If the Oscars are meant to reward artistic excellence in cinema, Stone and Plemons should be locks. If the Oscars are meant to reward popular films with broad appeal, they should be out entirely. The bubble suggests the Academy is split, unsure whether excellence matters more than accessibility. My suspicion? The Academy wants to believe it values excellence, but when forced to choose, it consistently picks accessibility. That's why we end up with Best Picture lineups dominated by crowd-pleasers and inspirational stories while genuinely challenging work gets relegated to technical categories or ignored entirely.
This tension has always existed in Oscar voting, but it feels especially pronounced this year. Multiple prediction lists note that Best Actress is dominated by performances of women in psychological distress, many involving screaming and emotional breakdowns. Stone is doing something quieter and arguably more difficult, but it's less obviously "Oscar-y."
Similarly, Best Actor is filled with traditional leading man performances in films with clear emotional arcs and obvious rooting interest. Plemons is playing a character you're supposed to be horrified by, which is harder to reward with a gold statue.
The Academy has been pushing toward more diverse and challenging choices in recent years. International cinema gets more recognition. Weird films like Everything Everywhere All at Once and Poor Things win major awards. But there are still limits, and Bugonia might be testing those limits. The question is whether the Academy has actually changed its fundamental values or just gotten better at appearing progressive while still defaulting to safe choices when things get genuinely uncomfortable. Based on where Stone and Plemons currently stand in predictions, I'm betting on the latter.
Whether or not Emma Stone and Jesse Plemons get Oscar nominations, Bugonia deserves to be seen. It's one of the most interesting American films of 2025, a genuine provocation that treats its audience like adults capable of handling moral complexity.
Stone and Plemons are doing career-best work that pushes them into new territory. Stone has never been this cold and controlled. Plemons has never had a role this substantial that lets him explore his specific talents at length. Both performances will be discussed and studied regardless of Oscar recognition.

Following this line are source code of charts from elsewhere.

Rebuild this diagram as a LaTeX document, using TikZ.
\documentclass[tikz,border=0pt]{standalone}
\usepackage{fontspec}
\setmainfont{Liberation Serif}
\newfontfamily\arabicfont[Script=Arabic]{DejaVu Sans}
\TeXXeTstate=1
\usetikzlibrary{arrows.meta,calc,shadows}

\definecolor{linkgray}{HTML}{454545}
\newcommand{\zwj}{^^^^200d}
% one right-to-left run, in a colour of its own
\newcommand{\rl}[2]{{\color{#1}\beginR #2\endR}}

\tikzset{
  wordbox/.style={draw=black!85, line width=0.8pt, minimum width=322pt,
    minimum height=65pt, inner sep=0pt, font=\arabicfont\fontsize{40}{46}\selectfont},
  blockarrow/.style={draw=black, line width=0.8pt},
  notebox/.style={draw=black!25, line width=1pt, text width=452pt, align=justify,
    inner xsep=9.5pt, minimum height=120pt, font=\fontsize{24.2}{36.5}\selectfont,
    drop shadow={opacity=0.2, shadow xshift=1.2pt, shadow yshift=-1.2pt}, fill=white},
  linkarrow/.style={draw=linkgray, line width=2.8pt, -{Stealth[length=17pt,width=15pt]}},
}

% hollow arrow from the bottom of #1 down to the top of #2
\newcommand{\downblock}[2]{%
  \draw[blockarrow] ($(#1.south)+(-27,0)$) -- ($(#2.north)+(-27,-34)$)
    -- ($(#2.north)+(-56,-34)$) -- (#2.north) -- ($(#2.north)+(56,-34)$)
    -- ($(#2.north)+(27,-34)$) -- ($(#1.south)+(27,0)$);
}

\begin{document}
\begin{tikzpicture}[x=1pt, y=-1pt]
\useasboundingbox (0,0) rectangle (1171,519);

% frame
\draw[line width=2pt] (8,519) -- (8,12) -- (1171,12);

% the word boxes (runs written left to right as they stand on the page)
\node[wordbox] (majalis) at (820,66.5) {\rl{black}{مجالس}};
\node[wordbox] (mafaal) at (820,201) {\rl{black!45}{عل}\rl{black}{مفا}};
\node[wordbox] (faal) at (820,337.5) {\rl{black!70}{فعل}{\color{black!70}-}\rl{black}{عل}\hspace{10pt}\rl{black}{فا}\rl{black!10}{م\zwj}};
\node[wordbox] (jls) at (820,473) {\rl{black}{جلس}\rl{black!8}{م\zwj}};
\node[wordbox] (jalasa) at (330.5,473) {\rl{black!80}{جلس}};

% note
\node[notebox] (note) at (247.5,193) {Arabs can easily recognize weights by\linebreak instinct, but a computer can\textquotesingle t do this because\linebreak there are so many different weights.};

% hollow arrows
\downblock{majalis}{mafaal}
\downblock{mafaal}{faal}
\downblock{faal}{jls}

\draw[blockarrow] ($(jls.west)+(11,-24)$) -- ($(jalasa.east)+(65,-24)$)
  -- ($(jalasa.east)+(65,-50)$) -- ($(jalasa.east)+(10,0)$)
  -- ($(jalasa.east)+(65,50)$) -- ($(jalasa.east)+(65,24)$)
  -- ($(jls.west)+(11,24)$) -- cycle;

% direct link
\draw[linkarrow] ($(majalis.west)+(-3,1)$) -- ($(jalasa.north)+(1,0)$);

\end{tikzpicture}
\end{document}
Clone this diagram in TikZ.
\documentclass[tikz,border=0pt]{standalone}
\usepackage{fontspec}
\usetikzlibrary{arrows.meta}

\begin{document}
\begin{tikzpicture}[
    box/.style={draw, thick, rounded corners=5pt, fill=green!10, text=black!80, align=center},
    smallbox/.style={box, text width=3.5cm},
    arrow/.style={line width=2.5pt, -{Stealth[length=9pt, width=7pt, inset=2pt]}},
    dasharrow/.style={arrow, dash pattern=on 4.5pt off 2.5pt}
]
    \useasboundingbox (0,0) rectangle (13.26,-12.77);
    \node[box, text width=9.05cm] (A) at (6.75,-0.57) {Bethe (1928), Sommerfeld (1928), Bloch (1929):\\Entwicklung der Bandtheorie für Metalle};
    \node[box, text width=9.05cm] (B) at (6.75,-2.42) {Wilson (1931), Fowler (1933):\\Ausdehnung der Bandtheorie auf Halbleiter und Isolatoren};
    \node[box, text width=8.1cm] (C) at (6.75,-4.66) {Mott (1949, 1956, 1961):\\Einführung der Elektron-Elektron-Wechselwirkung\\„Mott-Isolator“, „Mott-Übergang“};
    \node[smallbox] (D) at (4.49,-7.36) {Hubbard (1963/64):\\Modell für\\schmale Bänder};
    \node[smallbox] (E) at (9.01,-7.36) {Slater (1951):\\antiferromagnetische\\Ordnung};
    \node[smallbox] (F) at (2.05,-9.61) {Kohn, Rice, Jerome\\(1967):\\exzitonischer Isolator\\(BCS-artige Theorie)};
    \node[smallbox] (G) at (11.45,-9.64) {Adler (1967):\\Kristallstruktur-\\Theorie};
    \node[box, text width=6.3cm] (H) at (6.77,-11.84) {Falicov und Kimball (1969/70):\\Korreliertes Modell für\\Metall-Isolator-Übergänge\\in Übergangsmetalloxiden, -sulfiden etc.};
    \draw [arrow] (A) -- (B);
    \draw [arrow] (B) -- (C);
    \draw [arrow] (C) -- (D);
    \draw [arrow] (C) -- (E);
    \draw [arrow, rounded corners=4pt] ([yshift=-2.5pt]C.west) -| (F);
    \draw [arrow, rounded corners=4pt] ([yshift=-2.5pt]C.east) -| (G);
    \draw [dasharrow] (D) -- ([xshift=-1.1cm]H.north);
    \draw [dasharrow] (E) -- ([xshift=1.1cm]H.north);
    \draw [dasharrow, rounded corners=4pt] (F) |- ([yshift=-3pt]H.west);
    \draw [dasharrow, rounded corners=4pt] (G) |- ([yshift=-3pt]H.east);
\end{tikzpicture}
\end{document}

If I were an Academy voter, both would be on my ballot. Stone because she's doing the hardest thing an actor can do, making you completely unsure of a character's interior life while keeping you riveted. Plemons because he's creating the most psychologically accurate portrait of radicalization I've seen in fiction, showing how ordinary people embrace extraordinary delusions through seemingly rational steps.
They probably won't make it into the final five in their respective categories. The math is against them, the box office failed them, and the film's difficulty works against easy embrace. But they absolutely deserve to, and voters who skip Bugonia are missing performances that will matter long after this Oscar season ends.
The Academy has a choice here. Reward safety and accessibility, or reward genuine artistic ambition. Stone and Plemons represent the latter. Whether Oscar voters have the courage to recognize that remains to be seen when nominations are announced on January 22.
I'm not optimistic, and that pessimism comes from years of watching the Academy claim to value one thing while consistently rewarding another. But I'm still hoping the Academy surprises me, because recognizing Stone and Plemons would signal that the Oscars still matter as a measure of actual artistic achievement rather than just industry politics and box office returns.
If they get snubbed, it will be one more piece of evidence that the Oscars have become increasingly irrelevant to anyone who cares about cinema as an art form rather than just as entertainment. And that would be a genuine loss, not just for these two performers, but for what the Oscars supposedly represent.